SHORT EXERCISE – Return the listing below exactly, with the pictures dropped.

DATA SEGMENT –
* start *

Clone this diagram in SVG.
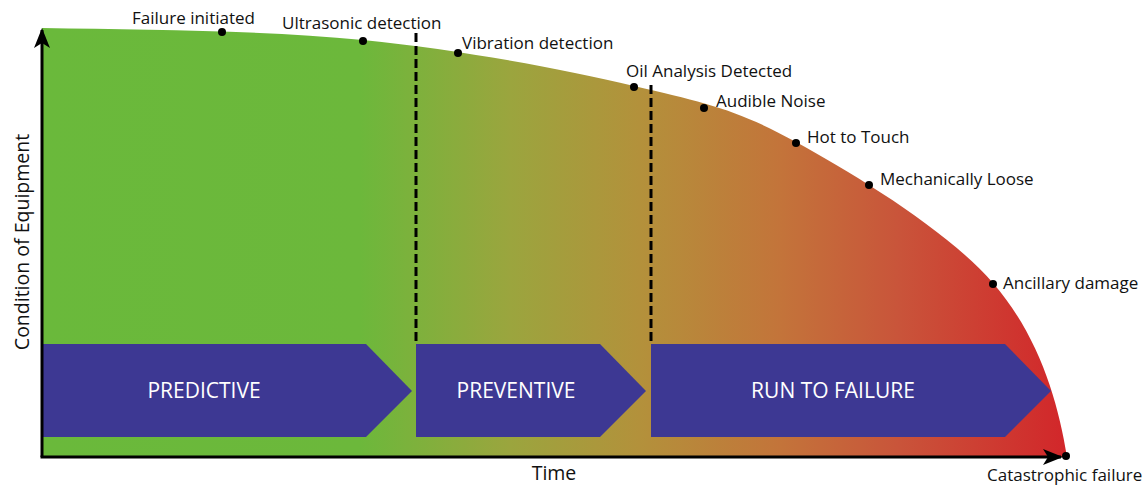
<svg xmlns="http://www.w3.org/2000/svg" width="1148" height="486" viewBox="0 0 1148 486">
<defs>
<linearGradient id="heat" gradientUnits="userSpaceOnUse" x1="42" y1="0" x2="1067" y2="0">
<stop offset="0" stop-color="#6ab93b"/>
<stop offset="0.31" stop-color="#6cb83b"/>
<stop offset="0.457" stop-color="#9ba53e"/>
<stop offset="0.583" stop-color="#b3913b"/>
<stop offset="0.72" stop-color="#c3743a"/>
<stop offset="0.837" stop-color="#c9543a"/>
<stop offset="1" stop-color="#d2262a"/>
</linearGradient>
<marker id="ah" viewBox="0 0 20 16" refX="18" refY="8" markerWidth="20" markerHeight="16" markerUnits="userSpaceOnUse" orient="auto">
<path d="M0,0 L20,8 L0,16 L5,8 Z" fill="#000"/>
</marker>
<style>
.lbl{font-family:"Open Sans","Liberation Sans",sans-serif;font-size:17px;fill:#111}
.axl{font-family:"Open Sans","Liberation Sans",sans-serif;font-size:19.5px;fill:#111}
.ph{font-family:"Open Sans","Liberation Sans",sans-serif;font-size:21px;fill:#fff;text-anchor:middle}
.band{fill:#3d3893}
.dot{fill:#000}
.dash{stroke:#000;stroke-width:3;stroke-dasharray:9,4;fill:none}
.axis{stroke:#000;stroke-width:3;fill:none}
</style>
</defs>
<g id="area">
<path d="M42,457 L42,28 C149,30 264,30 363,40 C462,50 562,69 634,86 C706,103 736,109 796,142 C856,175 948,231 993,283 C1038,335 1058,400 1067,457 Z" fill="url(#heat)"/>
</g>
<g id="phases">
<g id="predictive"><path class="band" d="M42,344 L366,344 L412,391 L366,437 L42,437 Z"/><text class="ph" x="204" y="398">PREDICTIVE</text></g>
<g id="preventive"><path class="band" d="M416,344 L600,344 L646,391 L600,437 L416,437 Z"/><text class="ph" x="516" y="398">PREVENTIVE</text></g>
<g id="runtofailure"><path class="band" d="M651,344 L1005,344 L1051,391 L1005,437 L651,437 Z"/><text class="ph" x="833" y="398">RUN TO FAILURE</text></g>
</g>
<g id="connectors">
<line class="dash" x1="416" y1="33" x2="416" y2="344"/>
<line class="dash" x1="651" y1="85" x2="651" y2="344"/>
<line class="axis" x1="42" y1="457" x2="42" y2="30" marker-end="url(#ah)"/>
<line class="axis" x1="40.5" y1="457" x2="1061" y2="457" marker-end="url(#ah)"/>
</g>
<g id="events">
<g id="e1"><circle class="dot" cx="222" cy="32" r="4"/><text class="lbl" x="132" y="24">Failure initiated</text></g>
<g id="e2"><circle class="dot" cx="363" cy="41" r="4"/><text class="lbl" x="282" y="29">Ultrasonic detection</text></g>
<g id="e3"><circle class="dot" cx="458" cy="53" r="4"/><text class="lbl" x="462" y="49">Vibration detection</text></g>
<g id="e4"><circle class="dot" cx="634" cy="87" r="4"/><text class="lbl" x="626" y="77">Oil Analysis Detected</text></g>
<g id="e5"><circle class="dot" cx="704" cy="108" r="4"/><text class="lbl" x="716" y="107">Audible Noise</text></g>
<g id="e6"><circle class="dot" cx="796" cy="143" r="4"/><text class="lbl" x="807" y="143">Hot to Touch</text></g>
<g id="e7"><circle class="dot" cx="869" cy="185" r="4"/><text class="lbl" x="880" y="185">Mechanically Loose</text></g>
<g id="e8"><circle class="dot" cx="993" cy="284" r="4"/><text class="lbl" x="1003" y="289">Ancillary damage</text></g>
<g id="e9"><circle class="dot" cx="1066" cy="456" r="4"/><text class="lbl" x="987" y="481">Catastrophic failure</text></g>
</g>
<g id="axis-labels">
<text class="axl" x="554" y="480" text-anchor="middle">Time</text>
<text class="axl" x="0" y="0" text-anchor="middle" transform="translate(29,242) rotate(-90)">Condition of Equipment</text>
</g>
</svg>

* end *

ANSWER TO THE TASK –
Clone this diagram in SVG.
<svg xmlns="http://www.w3.org/2000/svg" width="1148" height="486" viewBox="0 0 1148 486">
<defs>
<linearGradient id="heat" gradientUnits="userSpaceOnUse" x1="42" y1="0" x2="1067" y2="0">
<stop offset="0" stop-color="#6ab93b"/>
<stop offset="0.31" stop-color="#6cb83b"/>
<stop offset="0.457" stop-color="#9ba53e"/>
<stop offset="0.583" stop-color="#b3913b"/>
<stop offset="0.72" stop-color="#c3743a"/>
<stop offset="0.837" stop-color="#c9543a"/>
<stop offset="1" stop-color="#d2262a"/>
</linearGradient>
<marker id="ah" viewBox="0 0 20 16" refX="18" refY="8" markerWidth="20" markerHeight="16" markerUnits="userSpaceOnUse" orient="auto">
<path d="M0,0 L20,8 L0,16 L5,8 Z" fill="#000"/>
</marker>
<style>
.lbl{font-family:"Open Sans","Liberation Sans",sans-serif;font-size:17px;fill:#111}
.axl{font-family:"Open Sans","Liberation Sans",sans-serif;font-size:19.5px;fill:#111}
.ph{font-family:"Open Sans","Liberation Sans",sans-serif;font-size:21px;fill:#fff;text-anchor:middle}
.band{fill:#3d3893}
.dot{fill:#000}
.dash{stroke:#000;stroke-width:3;stroke-dasharray:9,4;fill:none}
.axis{stroke:#000;stroke-width:3;fill:none}
</style>
</defs>
<g id="area">
<path d="M42,457 L42,28 C149,30 264,30 363,40 C462,50 562,69 634,86 C706,103 736,109 796,142 C856,175 948,231 993,283 C1038,335 1058,400 1067,457 Z" fill="url(#heat)"/>
</g>
<g id="phases">
<g id="predictive"><path class="band" d="M42,344 L366,344 L412,391 L366,437 L42,437 Z"/><text class="ph" x="204" y="398">PREDICTIVE</text></g>
<g id="preventive"><path class="band" d="M416,344 L600,344 L646,391 L600,437 L416,437 Z"/><text class="ph" x="516" y="398">PREVENTIVE</text></g>
<g id="runtofailure"><path class="band" d="M651,344 L1005,344 L1051,391 L1005,437 L651,437 Z"/><text class="ph" x="833" y="398">RUN TO FAILURE</text></g>
</g>
<g id="connectors">
<line class="dash" x1="416" y1="33" x2="416" y2="344"/>
<line class="dash" x1="651" y1="85" x2="651" y2="344"/>
<line class="axis" x1="42" y1="457" x2="42" y2="30" marker-end="url(#ah)"/>
<line class="axis" x1="40.5" y1="457" x2="1061" y2="457" marker-end="url(#ah)"/>
</g>
<g id="events">
<g id="e1"><circle class="dot" cx="222" cy="32" r="4"/><text class="lbl" x="132" y="24">Failure initiated</text></g>
<g id="e2"><circle class="dot" cx="363" cy="41" r="4"/><text class="lbl" x="282" y="29">Ultrasonic detection</text></g>
<g id="e3"><circle class="dot" cx="458" cy="53" r="4"/><text class="lbl" x="462" y="49">Vibration detection</text></g>
<g id="e4"><circle class="dot" cx="634" cy="87" r="4"/><text class="lbl" x="626" y="77">Oil Analysis Detected</text></g>
<g id="e5"><circle class="dot" cx="704" cy="108" r="4"/><text class="lbl" x="716" y="107">Audible Noise</text></g>
<g id="e6"><circle class="dot" cx="796" cy="143" r="4"/><text class="lbl" x="807" y="143">Hot to Touch</text></g>
<g id="e7"><circle class="dot" cx="869" cy="185" r="4"/><text class="lbl" x="880" y="185">Mechanically Loose</text></g>
<g id="e8"><circle class="dot" cx="993" cy="284" r="4"/><text class="lbl" x="1003" y="289">Ancillary damage</text></g>
<g id="e9"><circle class="dot" cx="1066" cy="456" r="4"/><text class="lbl" x="987" y="481">Catastrophic failure</text></g>
</g>
<g id="axis-labels">
<text class="axl" x="554" y="480" text-anchor="middle">Time</text>
<text class="axl" x="0" y="0" text-anchor="middle" transform="translate(29,242) rotate(-90)">Condition of Equipment</text>
</g>
</svg>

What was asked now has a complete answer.